# [What needs to be done]
Extract, exactly, the lines from the line containing "Output the Python" to the line containing "import numpy as np", with both lines included and any pictures left out.

# [Dataset records]
==*==

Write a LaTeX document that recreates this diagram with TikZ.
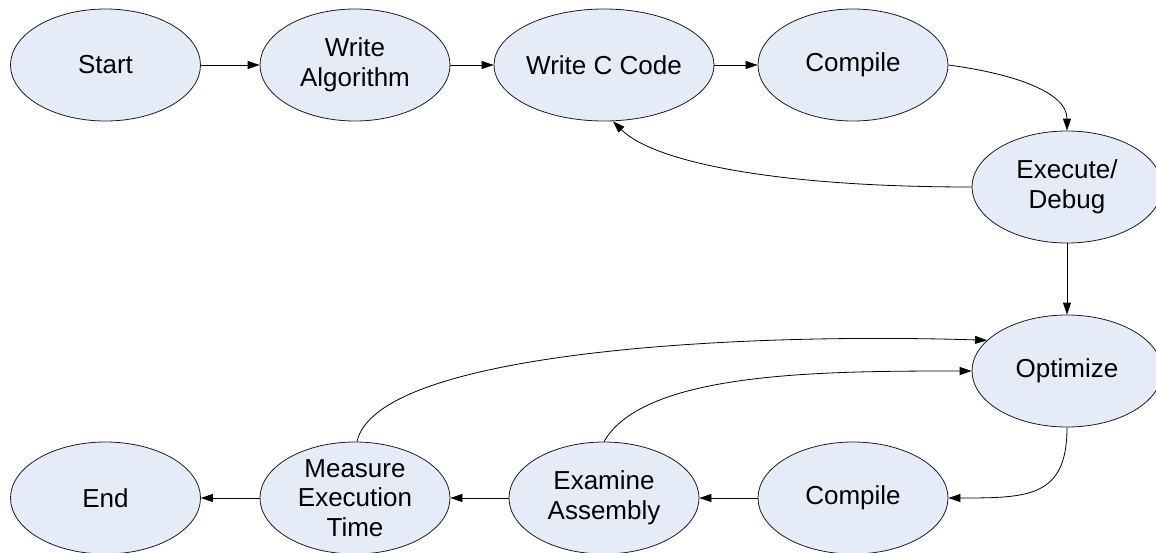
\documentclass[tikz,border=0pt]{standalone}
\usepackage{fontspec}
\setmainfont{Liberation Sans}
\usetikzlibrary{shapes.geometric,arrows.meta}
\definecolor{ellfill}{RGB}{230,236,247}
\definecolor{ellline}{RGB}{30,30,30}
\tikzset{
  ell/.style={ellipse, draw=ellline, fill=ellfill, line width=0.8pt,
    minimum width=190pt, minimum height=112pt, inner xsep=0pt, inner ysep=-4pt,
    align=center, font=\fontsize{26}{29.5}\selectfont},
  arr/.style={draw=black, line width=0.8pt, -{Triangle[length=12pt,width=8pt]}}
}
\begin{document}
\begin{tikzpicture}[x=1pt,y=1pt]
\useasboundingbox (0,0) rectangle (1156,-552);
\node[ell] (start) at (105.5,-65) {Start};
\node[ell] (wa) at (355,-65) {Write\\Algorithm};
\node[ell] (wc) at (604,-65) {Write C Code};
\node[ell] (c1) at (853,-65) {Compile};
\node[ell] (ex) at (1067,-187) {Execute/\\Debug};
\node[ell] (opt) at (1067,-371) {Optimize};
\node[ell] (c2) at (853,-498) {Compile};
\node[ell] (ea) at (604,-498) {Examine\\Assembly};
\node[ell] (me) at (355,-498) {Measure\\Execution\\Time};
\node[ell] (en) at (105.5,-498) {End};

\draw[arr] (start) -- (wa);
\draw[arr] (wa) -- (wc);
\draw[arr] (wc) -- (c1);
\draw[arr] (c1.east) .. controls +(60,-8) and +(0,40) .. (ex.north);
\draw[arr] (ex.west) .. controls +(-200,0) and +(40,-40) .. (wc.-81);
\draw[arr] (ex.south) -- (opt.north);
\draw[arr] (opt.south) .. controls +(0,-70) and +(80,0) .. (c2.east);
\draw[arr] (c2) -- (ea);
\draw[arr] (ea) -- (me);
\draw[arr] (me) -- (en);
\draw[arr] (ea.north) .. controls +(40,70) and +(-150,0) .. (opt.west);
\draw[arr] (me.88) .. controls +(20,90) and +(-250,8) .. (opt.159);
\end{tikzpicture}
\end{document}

==*==

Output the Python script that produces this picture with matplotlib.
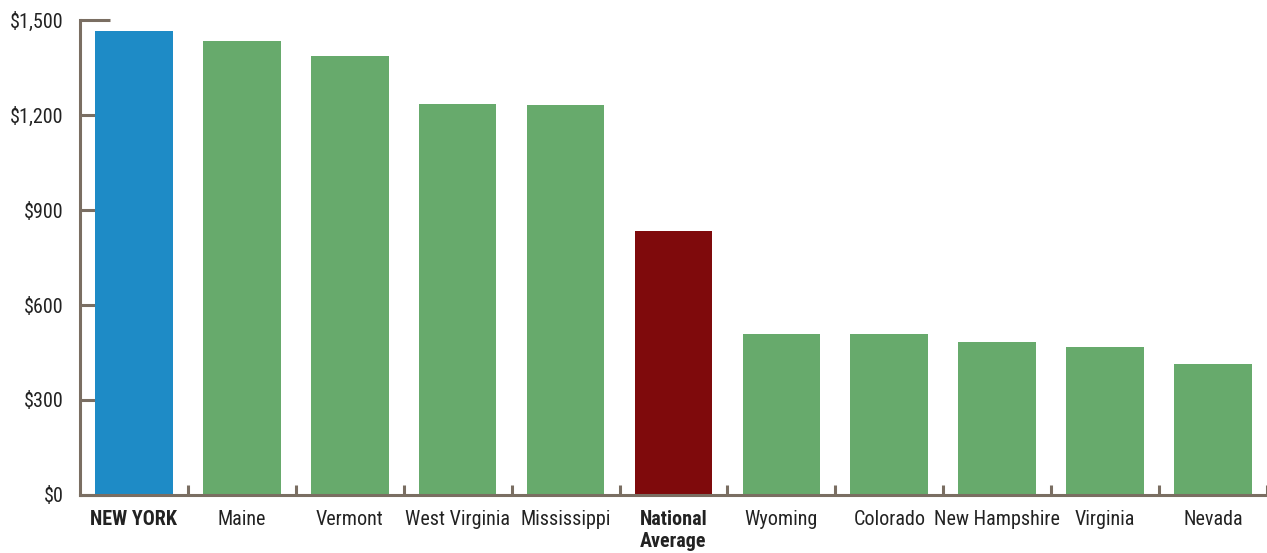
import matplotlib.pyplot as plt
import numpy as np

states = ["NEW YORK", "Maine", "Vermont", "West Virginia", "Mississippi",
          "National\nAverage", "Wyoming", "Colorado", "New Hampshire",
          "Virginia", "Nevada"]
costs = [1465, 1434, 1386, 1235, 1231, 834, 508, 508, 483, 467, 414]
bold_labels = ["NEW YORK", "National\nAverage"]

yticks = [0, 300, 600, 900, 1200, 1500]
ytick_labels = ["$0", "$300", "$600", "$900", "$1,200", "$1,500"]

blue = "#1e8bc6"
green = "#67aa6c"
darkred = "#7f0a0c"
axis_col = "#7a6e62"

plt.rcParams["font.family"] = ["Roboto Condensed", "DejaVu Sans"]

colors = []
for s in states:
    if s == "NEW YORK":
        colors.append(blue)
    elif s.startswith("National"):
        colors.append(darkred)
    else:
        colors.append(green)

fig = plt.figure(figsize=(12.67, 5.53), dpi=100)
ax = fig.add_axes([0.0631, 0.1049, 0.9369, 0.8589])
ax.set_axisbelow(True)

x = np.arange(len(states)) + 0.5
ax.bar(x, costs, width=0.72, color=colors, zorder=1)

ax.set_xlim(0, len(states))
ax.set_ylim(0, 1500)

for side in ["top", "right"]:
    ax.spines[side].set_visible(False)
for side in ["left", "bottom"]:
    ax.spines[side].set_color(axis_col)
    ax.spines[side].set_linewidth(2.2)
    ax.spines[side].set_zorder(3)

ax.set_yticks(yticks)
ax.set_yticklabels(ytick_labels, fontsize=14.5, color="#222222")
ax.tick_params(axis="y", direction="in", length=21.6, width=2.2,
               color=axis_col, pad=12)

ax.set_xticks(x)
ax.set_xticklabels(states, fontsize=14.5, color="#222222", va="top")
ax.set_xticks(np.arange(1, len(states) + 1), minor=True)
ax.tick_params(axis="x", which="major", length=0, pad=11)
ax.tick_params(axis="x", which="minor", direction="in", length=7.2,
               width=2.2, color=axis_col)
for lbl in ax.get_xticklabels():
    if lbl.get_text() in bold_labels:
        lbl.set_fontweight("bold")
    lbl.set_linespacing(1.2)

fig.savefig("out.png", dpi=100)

==*==

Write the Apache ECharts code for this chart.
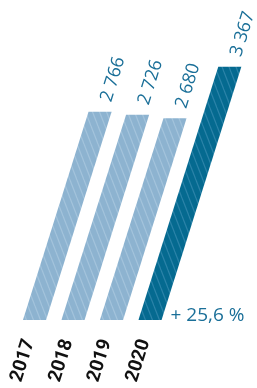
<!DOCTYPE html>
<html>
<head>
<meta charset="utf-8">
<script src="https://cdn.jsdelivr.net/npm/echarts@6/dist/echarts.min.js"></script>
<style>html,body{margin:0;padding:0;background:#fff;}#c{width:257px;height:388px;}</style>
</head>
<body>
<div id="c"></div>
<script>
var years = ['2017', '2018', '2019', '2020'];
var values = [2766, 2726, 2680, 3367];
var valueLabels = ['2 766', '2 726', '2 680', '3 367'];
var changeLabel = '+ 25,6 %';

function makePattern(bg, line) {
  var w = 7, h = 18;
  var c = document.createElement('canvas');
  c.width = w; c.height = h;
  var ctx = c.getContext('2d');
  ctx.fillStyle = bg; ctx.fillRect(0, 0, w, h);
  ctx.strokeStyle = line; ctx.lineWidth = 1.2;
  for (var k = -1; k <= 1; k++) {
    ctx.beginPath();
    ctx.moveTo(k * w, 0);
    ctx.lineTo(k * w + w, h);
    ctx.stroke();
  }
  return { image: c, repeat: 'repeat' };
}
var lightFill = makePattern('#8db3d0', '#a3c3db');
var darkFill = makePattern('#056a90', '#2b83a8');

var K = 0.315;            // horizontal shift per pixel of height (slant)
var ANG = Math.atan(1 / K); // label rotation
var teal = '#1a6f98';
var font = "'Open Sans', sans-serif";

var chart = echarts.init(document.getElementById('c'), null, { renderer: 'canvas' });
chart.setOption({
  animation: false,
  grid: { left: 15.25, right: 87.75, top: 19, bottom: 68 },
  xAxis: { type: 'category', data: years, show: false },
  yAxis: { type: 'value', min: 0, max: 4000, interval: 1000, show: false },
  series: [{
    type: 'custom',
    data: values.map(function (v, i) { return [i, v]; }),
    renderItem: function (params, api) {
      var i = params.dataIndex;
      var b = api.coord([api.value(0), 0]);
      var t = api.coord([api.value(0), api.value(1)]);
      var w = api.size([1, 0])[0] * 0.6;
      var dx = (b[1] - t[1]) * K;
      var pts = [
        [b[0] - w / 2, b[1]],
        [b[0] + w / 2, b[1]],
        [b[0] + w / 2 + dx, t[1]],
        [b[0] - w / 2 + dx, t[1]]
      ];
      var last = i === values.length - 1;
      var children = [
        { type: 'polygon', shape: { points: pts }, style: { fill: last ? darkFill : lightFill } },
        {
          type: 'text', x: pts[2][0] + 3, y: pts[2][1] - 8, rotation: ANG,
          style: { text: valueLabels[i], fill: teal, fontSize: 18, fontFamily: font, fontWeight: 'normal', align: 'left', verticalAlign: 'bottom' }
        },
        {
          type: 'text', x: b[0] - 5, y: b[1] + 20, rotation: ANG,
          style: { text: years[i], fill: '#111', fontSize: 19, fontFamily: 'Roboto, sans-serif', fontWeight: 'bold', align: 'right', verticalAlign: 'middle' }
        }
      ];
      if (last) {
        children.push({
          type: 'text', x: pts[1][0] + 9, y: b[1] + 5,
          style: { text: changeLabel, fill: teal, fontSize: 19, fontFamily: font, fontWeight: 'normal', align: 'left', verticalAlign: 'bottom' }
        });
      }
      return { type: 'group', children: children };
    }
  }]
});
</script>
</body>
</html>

==*==

# [Solved problem]
Output the Python script that produces this picture with matplotlib.
import matplotlib.pyplot as plt
import numpy as np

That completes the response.